When it comes to couponing, many believe the craze should focus on local, daily deals. Not so, said Steve Horowitz, CTO at Coupons.com. Think national, third-party issued coupons from massive brands redeemed by consumers through retailers. Rather than daily deals, the vouchers consumers must pay for to get a percentage off of goods or services.
Horowitz believes the future for national coupons resides in near field communication (NFC) technology. Supermarkets will associate the coupons with frequency savings cards. The information will tie into the store's point of sale (PoS) system and the consumer's identification number, deducting the savings from the coupon on the purchase and pulling the payment from a bank account tied to the phone. NFC will allow the PoS system to handle the financial transaction.
When asked about the changes to the PoS infrastructure and initiative by the GS1 trade group, Horowitz smiled. "It's a long time coming, because even though NFC exists today in my phone it's only half the problem," he said. "The other half is the point of sale systems."
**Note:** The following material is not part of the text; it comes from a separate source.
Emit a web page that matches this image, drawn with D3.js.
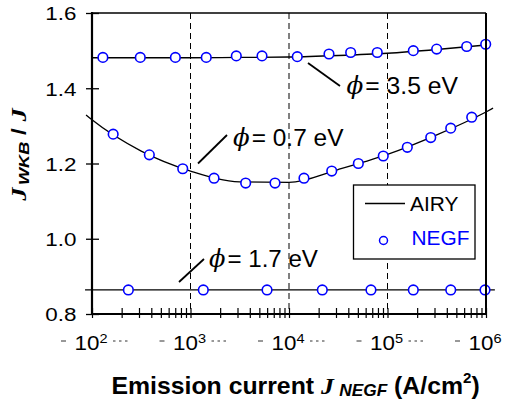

Eventually, when everyone has a mobile phone equipped with a NFC chip, and all PoS systems build in NFC readers, the world will see widespread adoption. While it's not a business move for Coupons.com yet, the company has begun to take steps to accelerate the process. "It still requires the ecosystem turnover of phones and point of sale systems to reach that required scale," he said.
Horowitz didn't explain how CPGs will add a NFC chip or a 2D barcode to the package, but some believe that will happen, too. When a consumer sees an item in the store they want to buy, the phone will read the chip in the package and produce a coupon on the phone. Deductions taken at the cash register will come from that coupon in the phone before the consumer pays electronically.